> **What needs to be done**: All pictures are to be skipped; retype only the lines from the top of the entries through the line with "return (px - L)", both included.
··· Records for this exercise
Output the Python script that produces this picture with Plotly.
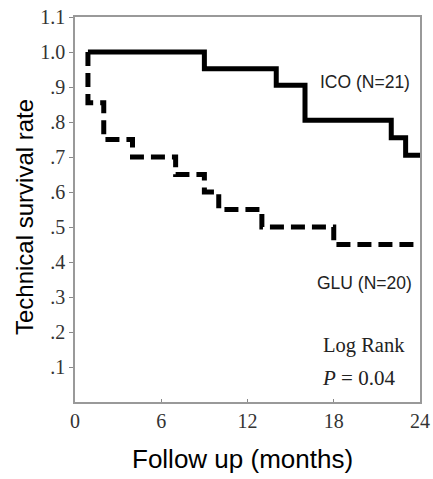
import plotly.graph_objects as go

# ICO group (solid)
ico_months = [0.9, 9, 14, 16, 22, 23, 24]
ico_surv = [1.0, 0.952, 0.905, 0.805, 0.755, 0.705, 0.705]

# GLU group (dashed)
glu_months = [0.9, 0.9, 2, 4, 7, 9, 10, 13, 18, 24]
glu_surv = [1.0, 0.855, 0.75, 0.70, 0.65, 0.60, 0.55, 0.50, 0.45, 0.45]

x_ticks = [0, 6, 12, 18, 24]
y_tickvals = [0.1, 0.2, 0.3, 0.4, 0.5, 0.6, 0.7, 0.8, 0.9, 1.0, 1.1]
y_ticktext = [".1", ".2", ".3", ".4", ".5", ".6", ".7", ".8", ".9", "1.0", "1.1"]

fig = go.Figure()
fig.add_trace(go.Scatter(x=ico_months, y=ico_surv, mode="lines",
                         line=dict(color="black", width=5, shape="hv"),
                         showlegend=False))
fig.add_trace(go.Scatter(x=glu_months, y=glu_surv, mode="lines",
                         line=dict(color="black", width=5, shape="hv", dash="14px,7px"),
                         showlegend=False))

serif = "Liberation Serif"
sans = "Liberation Sans"

L, R, T, B = 75, 420, 17, 402


def px2paper(px, py):
    return (px - L) / (R - L), (B - py) / (B - T)


for text, px, py, fam, size in [
    ("ICO (N=21)", 365, 82, sans, 17.5),
    ("GLU (N=20)", 364, 283, sans, 17.5),
    ("Log Rank", 364, 345, serif, 20.5),
    ("<i>P</i> = 0.04", 358, 378, serif, 21),
]:
    ax, ay = px2paper(px, py)
    fig.add_annotation(x=ax, y=ay, xref="paper", yref="paper", text=text,
                       xanchor="center", yanchor="middle", showarrow=False,
                       font=dict(family=fam, size=size, color="#222"))

# axis titles placed as annotations for exact positioning
tx, ty = px2paper(242, 459)
fig.add_annotation(x=tx, y=ty, xref="paper", yref="paper", text="Follow up (months)",
                   xanchor="center", yanchor="middle", showarrow=False,
                   font=dict(family=sans, size=26, color="black"))
tx, ty = px2paper(25, 217)
fig.add_annotation(x=tx, y=ty, xref="paper", yref="paper", text="Technical survival rate",
                   xanchor="center", yanchor="middle", showarrow=False, textangle=-90,
                   font=dict(family=sans, size=24, color="black"))

fig.update_layout(
    width=433, height=479,
    margin=dict(l=L, r=433 - R, t=T, b=479 - B),
    plot_bgcolor="white", paper_bgcolor="white",
    xaxis=dict(range=[0, 24], tickvals=x_ticks, ticks="inside", ticklen=3,
               tickcolor="#888", showgrid=False, zeroline=False, automargin=False,
               showline=True, linecolor="#999", linewidth=1.5, mirror=True,
               tickfont=dict(family=serif, size=20, color="#333")),
    yaxis=dict(range=[0, 1.1], tickvals=y_tickvals, ticktext=y_ticktext,
               ticks="outside", ticklen=4, tickcolor="#888", automargin=False,
               showgrid=False, zeroline=False,
               showline=True, linecolor="#999", linewidth=1.5, mirror=True,
               tickfont=dict(family=serif, size=20, color="#333")),
)

fig.write_html("out.html")
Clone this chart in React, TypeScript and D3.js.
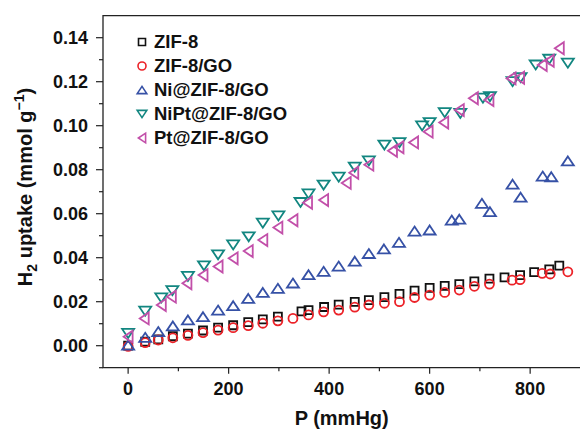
import React from "react";
import * as d3 from "d3";

const pZIF8 = [0, 34, 60, 89, 119, 149, 179, 209, 239, 268, 298, 345, 359, 390, 419, 451, 479, 510, 540, 570, 600, 630, 659, 689, 719, 749, 780, 808, 838, 858];
const vZIF8 = [0.0, 0.0018, 0.0029, 0.0043, 0.0055, 0.0069, 0.0082, 0.0093, 0.0107, 0.012, 0.0132, 0.0156, 0.0162, 0.0176, 0.0187, 0.0199, 0.0207, 0.0221, 0.0236, 0.025, 0.0263, 0.0272, 0.028, 0.0292, 0.0305, 0.0311, 0.0321, 0.0334, 0.0347, 0.0364];

const pZIF8GO = [0, 34, 60, 89, 119, 149, 179, 209, 239, 268, 298, 328, 359, 389, 419, 451, 479, 510, 540, 570, 600, 630, 659, 689, 719, 764, 780, 824, 840, 875];
const vZIF8GO = [-0.0003, 0.0014, 0.0026, 0.0036, 0.0047, 0.0059, 0.0071, 0.0082, 0.0091, 0.0102, 0.0113, 0.0124, 0.014, 0.0154, 0.0162, 0.0175, 0.0185, 0.0193, 0.02, 0.0219, 0.023, 0.0242, 0.0253, 0.027, 0.028, 0.0298, 0.03, 0.0329, 0.0326, 0.0336];

const pNi = [0, 34, 60, 89, 119, 149, 179, 209, 239, 268, 298, 328, 359, 389, 419, 451, 479, 509, 539, 570, 600, 644, 659, 704, 720, 765, 781, 825, 842, 875];
const vNi = [0.0003, 0.0038, 0.0064, 0.009, 0.0117, 0.0132, 0.0162, 0.0182, 0.0215, 0.0242, 0.0261, 0.0285, 0.0323, 0.0338, 0.0362, 0.0384, 0.0419, 0.044, 0.047, 0.0521, 0.0526, 0.0571, 0.0575, 0.0647, 0.0609, 0.0734, 0.0675, 0.0771, 0.0768, 0.084];

const pNiPt = [0, 34, 66, 88, 119, 151, 179, 209, 240, 268, 299, 343, 359, 389, 419, 451, 479, 510, 540, 585, 600, 630, 661, 706, 720, 765, 781, 811, 838, 875];
const vNiPt = [0.0056, 0.0157, 0.0217, 0.025, 0.0315, 0.0363, 0.0413, 0.0458, 0.0495, 0.0557, 0.059, 0.0651, 0.069, 0.073, 0.0766, 0.0812, 0.084, 0.0912, 0.0923, 0.0999, 0.1014, 0.1059, 0.1056, 0.1125, 0.1132, 0.12, 0.1218, 0.1276, 0.1302, 0.1284];

const pPt = [0, 32, 66, 86, 117, 149, 179, 209, 239, 268, 298, 328, 357, 389, 434, 449, 479, 526, 539, 568, 597, 628, 659, 687, 718, 762, 779, 824, 838, 858];
const vPt = [0.0041, 0.0124, 0.0185, 0.0223, 0.0284, 0.0321, 0.036, 0.0397, 0.043, 0.048, 0.0537, 0.057, 0.065, 0.0662, 0.074, 0.0786, 0.0823, 0.0886, 0.0902, 0.0924, 0.0973, 0.1014, 0.1071, 0.1125, 0.1117, 0.1215, 0.1218, 0.1276, 0.1295, 0.1352];

const seriesNames = ["ZIF-8", "ZIF-8/GO", "Ni@ZIF-8/GO", "NiPt@ZIF-8/GO", "Pt@ZIF-8/GO"];
const seriesColors = ["#111111", "#ec2228", "#3651a6", "#128680", "#c24fa9"];
const seriesShapes = ["square", "circle", "up", "down", "left"];

const xMajorTicks = [0, 200, 400, 600, 800];
const xMinorTicks = [100, 300, 500, 700];
const yMajorTicks = [0, 0.02, 0.04, 0.06, 0.08, 0.1, 0.12, 0.14];
const yMinorTicks = [-0.01, 0.01, 0.03, 0.05, 0.07, 0.09, 0.11, 0.13];

const W = 580;
const H = 433;
const L = 103;
const R = 580.4;
const T = 15.7;
const B = 367.7;
const FONT = "'Liberation Sans', Arial, Helvetica, sans-serif";

function markerPath(shape: string, s: number): string {
  const h = s / 2;
  if (shape === "square") {
    return `M${-h},${-h}H${h}V${h}H${-h}Z`;
  }
  if (shape === "up") {
    const w = s * 0.6, hh = s * 0.45;
    return `M0,${-hh}L${w},${hh}L${-w},${hh}Z`;
  }
  if (shape === "down") {
    const w = s * 0.6, hh = s * 0.45;
    return `M0,${hh}L${w},${-hh}L${-w},${-hh}Z`;
  }
  if (shape === "left") {
    const w = s * 0.45, hh = s * 0.6;
    return `M${-w},0L${w},${-hh}L${w},${hh}Z`;
  }
  return "";
}

function Marker({ shape, x, y, s, color, sw }: { shape: string; x: number; y: number; s: number; color: string; sw: number }) {
  if (shape === "circle") {
    return <circle cx={x} cy={y} r={s / 2} fill="none" stroke={color} strokeWidth={sw} />;
  }
  return (
    <path
      d={markerPath(shape, s)}
      transform={`translate(${x},${y})`}
      fill="none"
      stroke={color}
      strokeWidth={sw}
      strokeLinejoin="miter"
    />
  );
}

export default function App() {
  const x = d3.scaleLinear().domain([-50, 900]).range([L, R]);
  const y = d3.scaleLinear().domain([-0.01, 0.15]).range([B, T]);

  const allP = [pZIF8, pZIF8GO, pNi, pNiPt, pPt];
  const allV = [vZIF8, vZIF8GO, vNi, vNiPt, vPt];
  const sizes = [8, 9, 10, 10, 10];

  return (
    <svg width={W} height={H} style={{ position: "absolute", left: 0, top: 0, background: "#fff" }} fontFamily={FONT}>
      <rect x={0} y={0} width={W} height={H} fill="#fff" />
      {allP.map((ps, si) => (
        <g key={si}>
          {ps.map((p, i) => (
            <Marker key={i} shape={seriesShapes[si]} x={x(p)} y={y(allV[si][i])} s={sizes[si]} color={seriesColors[si]} sw={1.8} />
          ))}
        </g>
      ))}
      <path d={`M${R},${T}H${L}V${B}H${R}`} fill="none" stroke="#222" strokeWidth={1.3} />
      {xMajorTicks.map((t) => (
        <g key={"xm" + t}>
          <line x1={x(t)} x2={x(t)} y1={B} y2={B + 6} stroke="#222" strokeWidth={1.2} />
          <text x={x(t)} y={395} textAnchor="middle" fontSize={18} fontWeight="bold" fill="#111">
            {t}
          </text>
        </g>
      ))}
      {xMinorTicks.map((t) => (
        <line key={"xn" + t} x1={x(t)} x2={x(t)} y1={B} y2={B + 3.5} stroke="#222" strokeWidth={1.2} />
      ))}
      {yMajorTicks.map((t) => (
        <g key={"ym" + t}>
          <line x1={L - 7} x2={L} y1={y(t)} y2={y(t)} stroke="#222" strokeWidth={1.2} />
          <text x={88} y={y(t) + 6.3} textAnchor="end" fontSize={18} fontWeight="bold" fill="#111">
            {t.toFixed(2)}
          </text>
        </g>
      ))}
      {yMinorTicks.map((t) => (
        <line key={"yn" + t} x1={L - 4} x2={L} y1={y(t)} y2={y(t)} stroke="#222" strokeWidth={1.2} />
      ))}
      <text x={(L + R) / 2} y={425} textAnchor="middle" fontSize={20} fontWeight="bold" fill="#111">
        P (mmHg)
      </text>
      <text transform={`translate(32,187) rotate(-90)`} textAnchor="middle" fontSize={20} fontWeight="bold" fill="#111">
        H<tspan fontSize={14} dy={5}>2</tspan>
        <tspan dy={-5}> uptake (mmol g</tspan>
        <tspan fontSize={14} dy={-8}>−1</tspan>
        <tspan dy={8}>)</tspan>
      </text>
      {seriesNames.map((n, i) => {
        const cy = 42 + i * 24;
        return (
          <g key={"lg" + i}>
            <Marker shape={seriesShapes[i]} x={142} y={cy} s={i === 0 ? 7 : 8} color={seriesColors[i]} sw={1.6} />
            <text x={154} y={cy + 6.4} fontSize={18.5} fontWeight="bold" fill="#111">
              {n}
            </text>
          </g>
        );
      })}
    </svg>
  );
}
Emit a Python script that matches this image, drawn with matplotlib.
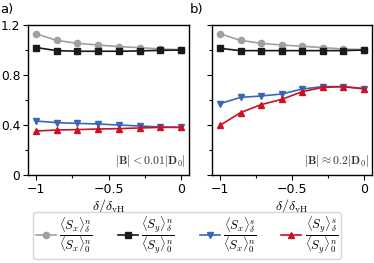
import matplotlib
matplotlib.use('Agg')
import matplotlib.pyplot as plt
from matplotlib.ticker import MultipleLocator

plt.rcParams['mathtext.fontset'] = 'cm'
plt.rcParams['font.size'] = 9

x = [-1.0, -0.857, -0.714, -0.571, -0.429, -0.286, -0.143, 0.0]

# panel a: |B| < 0.01|D0|
a_sx_n = [1.13, 1.077, 1.053, 1.04, 1.027, 1.019, 1.008, 1.003]
a_sy_n = [1.02, 0.995, 0.99, 0.99, 0.99, 0.993, 0.997, 1.0]
a_sx_s = [0.432, 0.419, 0.413, 0.408, 0.40, 0.392, 0.384, 0.381]
a_sy_s = [0.352, 0.36, 0.363, 0.368, 0.371, 0.376, 0.381, 0.381]

# panel b: |B| ~ 0.2|D0|
b_sx_n = [1.13, 1.077, 1.053, 1.04, 1.03, 1.019, 1.008, 1.003]
b_sy_n = [1.013, 0.995, 0.995, 0.995, 0.995, 0.995, 0.995, 1.0]
b_sx_s = [0.571, 0.621, 0.632, 0.648, 0.688, 0.707, 0.707, 0.688]
b_sy_s = [0.397, 0.499, 0.563, 0.605, 0.667, 0.701, 0.707, 0.691]

labels = [r'$\dfrac{\langle S_x\rangle^n_\delta}{\langle S_x\rangle^n_0}$',
          r'$\dfrac{\langle S_y\rangle^n_\delta}{\langle S_y\rangle^n_0}$',
          r'$\dfrac{\langle S_x\rangle^s_\delta}{\langle S_x\rangle^n_0}$',
          r'$\dfrac{\langle S_y\rangle^s_\delta}{\langle S_y\rangle^n_0}$']
colors = ['#a0a0a0', '#1a1a1a', '#3a66b8', '#cc1122']
markers = ['o', 's', 'v', '^']

fig = plt.figure(figsize=(3.74, 2.63), dpi=100)
ax1 = fig.add_axes([28/374, 1-175/263, 161/374, 150/263])
ax2 = fig.add_axes([212/374, 1-175/263, 160/374, 150/263])

panels = [(ax1, [a_sx_n, a_sy_n, a_sx_s, a_sy_s], r'$|\mathbf{B}| < 0.01|\mathbf{D}_0|$'),
          (ax2, [b_sx_n, b_sy_n, b_sx_s, b_sy_s], r'$|\mathbf{B}| \approx 0.2|\mathbf{D}_0|$')]
handles = []
for ax, series, note in panels:
    hs = []
    for y, c, m, lab in zip(series, colors, markers, labels):
        h, = ax.plot(x, y, color=c, marker=m, ms=4.5, lw=1.2, label=lab)
        hs.append(h)
    handles = hs
    ax.set_xlim(-1.055, 0.055)
    ax.set_ylim(0, 1.2)
    ax.xaxis.set_major_locator(MultipleLocator(0.5))
    ax.xaxis.set_minor_locator(MultipleLocator(0.25))
    ax.yaxis.set_major_locator(MultipleLocator(0.4))
    ax.yaxis.set_minor_locator(MultipleLocator(0.2))
    ax.set_xticks([-1, -0.5, 0])
    ax.set_xticklabels(['\u22121', '\u22120.5', '0'])
    ax.tick_params(which='both', direction='out', length=3.5, width=0.8, pad=2)
    ax.tick_params(which='minor', length=2.5)
    ax.set_xlabel(r'$\delta/\delta_{\rm vH}$', fontsize=10, labelpad=1)
    ax.text(0.98, 0.04, note, transform=ax.transAxes, ha='right', va='bottom',
            fontsize=8.5, color='#333333')
    for s in ax.spines.values():
        s.set_linewidth(1.0)

ax1.set_yticks([0, 0.4, 0.8, 1.2])
ax1.set_yticklabels(['0', '0.4', '0.8', '1.2'], fontsize=8.8)
ax2.set_yticklabels([])

fig.text(0.0, 1-10/263, 'a)', fontsize=9.5, va='center')
fig.text(190/374, 1-10/263, 'b)', fontsize=9.5, va='center')

fig.legend(handles=handles, loc='lower center', bbox_to_anchor=(0.5, -0.01), ncol=4,
           fontsize=9, handlelength=1.6, handletextpad=0.25, columnspacing=2.0,
           borderpad=0.25, frameon=True, edgecolor='#cccccc')

fig.savefig('out.png', dpi=100)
······
> **Written reply**:
Output the Python script that produces this picture with Plotly.
import plotly.graph_objects as go

# ICO group (solid)
ico_months = [0.9, 9, 14, 16, 22, 23, 24]
ico_surv = [1.0, 0.952, 0.905, 0.805, 0.755, 0.705, 0.705]

# GLU group (dashed)
glu_months = [0.9, 0.9, 2, 4, 7, 9, 10, 13, 18, 24]
glu_surv = [1.0, 0.855, 0.75, 0.70, 0.65, 0.60, 0.55, 0.50, 0.45, 0.45]

x_ticks = [0, 6, 12, 18, 24]
y_tickvals = [0.1, 0.2, 0.3, 0.4, 0.5, 0.6, 0.7, 0.8, 0.9, 1.0, 1.1]
y_ticktext = [".1", ".2", ".3", ".4", ".5", ".6", ".7", ".8", ".9", "1.0", "1.1"]

fig = go.Figure()
fig.add_trace(go.Scatter(x=ico_months, y=ico_surv, mode="lines",
                         line=dict(color="black", width=5, shape="hv"),
                         showlegend=False))
fig.add_trace(go.Scatter(x=glu_months, y=glu_surv, mode="lines",
                         line=dict(color="black", width=5, shape="hv", dash="14px,7px"),
                         showlegend=False))

serif = "Liberation Serif"
sans = "Liberation Sans"

L, R, T, B = 75, 420, 17, 402


def px2paper(px, py):
    return (px - L) / (R - L), (B - py) / (B - T)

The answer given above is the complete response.